The session can be paused and resumed. When the session is paused, running tasks continue to run until completion but submitted tasks are removed from the queue and are not executed. Running tasks can still submit subtasks but they will not be inserted into the queue thus not being executed. When the session is resumed, tasks that can be submitted (dependencies resolved) are inserted into the queue. Tasks execution will resume.
In a session, tasks submission from the client and/or the worker can be disabled. In which, case errors will be produced during task submission.
Closing session will prevent task submission from client and tasks. Running tasks can finish and produce results but not submit new tasks.
A session can be cancelled. It will also cancel running tasks; these tasks will not run up to completion and will not be able to produce results.
Purge a session will trigger removing of data related to a session such as tasks payloads, data dependencies and outputs in the case where these data are still here. Tasks, Data and Sessions metadata will not be removed at this step for accounting purposes: we may need to take advantage from the metrics in the metadata so we may need to keep them for some additional time.
Delete a session remove all metadata related to session including Sessions, Tasks and Result metadata.
The following state diagram summarizes the worflow of a session.
stateDiagram-v2
[*] --> Open : create
Open --> Pause : pause
Pause --> Open : resume
Pause --> Cancelled : resume
Open --> Closed : close
Open --> Cancelled : cancel
Pause --> Closed : close
Closed --> Purged : purge data
Cancelled --> Purged : purge data
Purged --> Deleted : delete metadata
Note: If we pause a session, submitted tasks are removed from the queue. If after a short time from when we paused the session, we resume it, removing submitted tasks from the queue may not be finished yet, and resuming the session will cause insert the submitted tasks(that were supposed to be removed from the queue) into the queue. The consequence of pausing/resuming a session in a short time is to have duplicated messages in the queue. This may have an important impact on the performance of the system. Accordingly, this should be done with precaution.
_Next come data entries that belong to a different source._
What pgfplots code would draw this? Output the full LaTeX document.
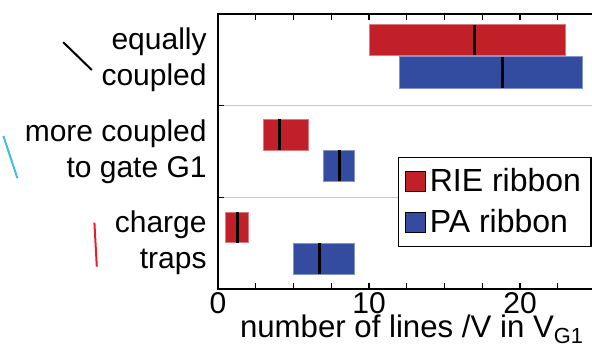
\documentclass[border=0pt]{standalone}
\usepackage{pgfplots}
\pgfplotsset{compat=1.18}
\usepackage{fontspec}
\setmainfont{Liberation Sans}
\definecolor{rie}{RGB}{193,32,40}
\definecolor{pa}{RGB}{52,76,160}
\definecolor{cyanline}{RGB}{60,190,230}
\definecolor{redline}{RGB}{230,30,40}
\newcommand{\lf}{\fontsize{15}{18}\selectfont}
\begin{document}
\begin{tikzpicture}
\useasboundingbox (0,0) rectangle (296pt,175.5pt);
\clip (0,0) rectangle (296pt,175.5pt);
\begin{axis}[
  at={(109pt,31pt)}, anchor=south west,
  scale only axis, width=188.75pt, height=137.5pt,
  xmin=0, xmax=25, ymin=0, ymax=3,
  clip=false,
  axis line style={line width=0.8pt},
  xtick={0,10,20}, minor xtick={2.5,5,7.5,12.5,15,17.5,22.5},
  xtick pos=both, xticklabel pos=lower,
  tick align=inside,
  major tick length=3pt, minor tick length=3pt,
  every tick/.style={black, line width=0.6pt},
  ytick={1,2}, yticklabels={}, ytick pos=left,
  ymajorgrids=true,
  major grid style={color=black!22, line width=0.8pt},
  /pgf/number format/assume math mode=true,
  ticklabel style={font=\lf},
  xticklabel style={anchor=base, yshift=-12.4pt, inner sep=0pt},
  xlabel={number of lines /V in V\textsubscript{G1}},
  xlabel style={font=\fontsize{15.6}{18}\selectfont, at={(axis description cs:0.514,0)}, anchor=base, yshift=-24.5pt, inner sep=0pt},
  legend style={at={(0.477,0.481)}, anchor=north west, draw=black, line width=0.6pt,
    font=\fontsize{16}{19}\selectfont, inner xsep=3pt, inner ysep=3.5pt, row sep=3.5pt},
  legend cell align=left,
  legend image code/.code={\fill[#1] (0pt,-5pt) rectangle (10pt,5pt);},
]
% equally coupled
\addplot[fill=rie, draw=rie!60!white, line width=0.4pt, forget plot] coordinates {(10,2.549) (23,2.549) (23,2.883) (10,2.883)} -- cycle;
\addplot[fill=pa, draw=pa!60!white, line width=0.4pt, forget plot] coordinates {(12,2.193) (24.1,2.193) (24.1,2.534) (12,2.534)} -- cycle;
\addplot[black, line width=1.4pt, forget plot] coordinates {(17,2.549) (17,2.883)};
\addplot[black, line width=1.4pt, forget plot] coordinates {(18.85,2.193) (18.85,2.534)};
% more coupled to gate G1
\addplot[fill=rie, draw=rie!60!white, line width=0.4pt, forget plot] coordinates {(3,1.516) (6,1.516) (6,1.854) (3,1.854)} -- cycle;
\addplot[fill=pa, draw=pa!60!white, line width=0.4pt, forget plot] coordinates {(7,1.178) (9,1.178) (9,1.516) (7,1.516)} -- cycle;
\addplot[black, line width=1.4pt, forget plot] coordinates {(4.05,1.516) (4.05,1.854)};
\addplot[black, line width=1.4pt, forget plot] coordinates {(8.03,1.178) (8.03,1.516)};
% charge traps
\addplot[fill=rie, draw=rie!60!white, line width=0.4pt, forget plot] coordinates {(0.5,0.505) (2,0.505) (2,0.837) (0.5,0.837)} -- cycle;
\addplot[fill=pa, draw=pa!60!white, line width=0.4pt, forget plot] coordinates {(5,0.164) (9,0.164) (9,0.502) (5,0.502)} -- cycle;
\addplot[black, line width=1.4pt, forget plot] coordinates {(1.28,0.505) (1.28,0.837)};
\addplot[black, line width=1.4pt, forget plot] coordinates {(6.7,0.164) (6.7,0.502)};
\addlegendimage{fill=rie}
\addlegendentry{RIE ribbon}
\addlegendimage{fill=pa}
\addlegendentry{PA ribbon}
\node[anchor=east, align=right, inner sep=0pt, font=\lf, xshift=-5.5pt] at (axis cs:0,2.5) {equally\\coupled};
\node[anchor=east, align=right, inner sep=0pt, font=\lf, xshift=-5.5pt] at (axis cs:0,1.5) {more coupled\\to gate G1};
\node[anchor=east, align=right, inner sep=0pt, font=\lf, xshift=-5.5pt] at (axis cs:0,0.5) {charge\\traps};
\end{axis}
\draw[black, line width=1pt] (31.6pt,154.4pt) -- (45.9pt,140.5pt);
\draw[cyanline, line width=1pt] (1.7pt,107.5pt) -- (8.7pt,86.4pt);
\draw[redline, line width=1pt] (47.2pt,64.2pt) -- (48.4pt,42.2pt);
\end{tikzpicture}
\end{document}
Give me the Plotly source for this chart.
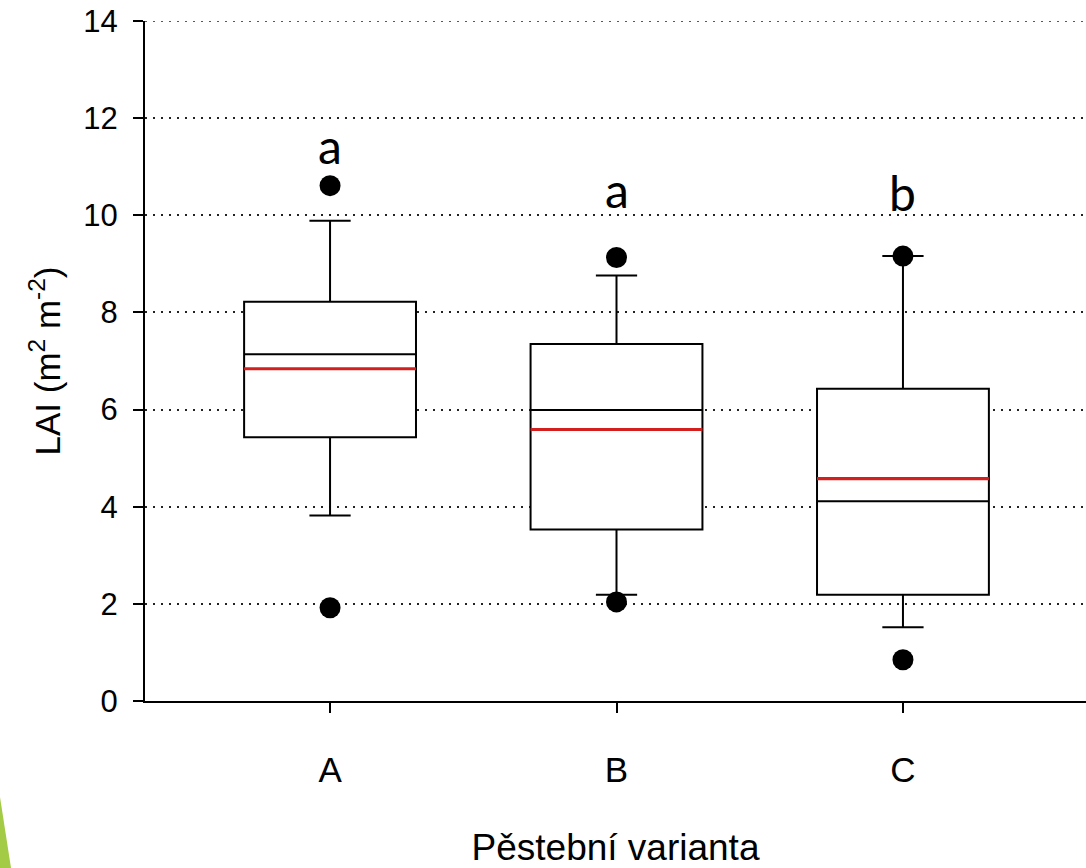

Or maybe we should handle it in the implementation of resume, if possible.
Proposed APIs
Session services API
service SessionService {
rpc ListSessions(ListSessionsRequest) returns (ListSessionsResponse);
rpc GetSession(GetSessionRequest) returns (GetSessionResponse);
rpc CancelSession(CancelSessionRequest) returns (CancelSessionResponse);
rpc CreateSession(CreateSessionRequest) returns (CreateSessionReply);
rpc PauseSession(PauseSessionRequest) returns (PauseSessionResponse);
rpc ResumeSession(ResumeSessionRequest) returns (ResumeSessionResponse);
rpc CloseSession(CloseSessionRequest) returns (CloseSessionResponse);
rpc PurgeSession(PurgeSessionRequest) returns (PurgeSessionResponse);
rpc DeleteSession(DeleteSessionRequest) returns (DeleteSessionResponse);
rpc StopSubmission(StopSubmissionRequest) returns (StopSubmissionResponse);
}
The first three methods are already available in the current services API, with the difference that CreateSessionReply will be renamed to CreateSessionResponse.
Session messages API
The definition of the messages CreateSessionRequest and CreateSessionResponse will not change.
Regarding the other methods of the first proposition of the services API, the request message need to have the session id, and the response message can be empty, since we have an error message that can tell if the method was successfully terminated. But, it is better to have a session summary in the response message with the status of the session updated.
Below is an example of the definition of PauseSessionRequest and PauseSessionResponse.
message PauseSessionRequest {
string session_id = 1;
}
message PauseSessionRequest {
SessionRawField session_field = 1;
}
An example of an error message:
message CreateSessionError {
string error_details = 1;
}
About implementations
How to delete data?
We can use Time To Live to delete data. When we want to delete data, we override the value of TTL. This value should be calculated from the time we changed it not from data creation date.We should be aware when changing the TTL of metadata inside the database, the value of TTL should be coherent with the parameter data retention period.
Copyright
This document is placed in the public domain or under the CC0-1.0-Universal license, whichever is more permissive.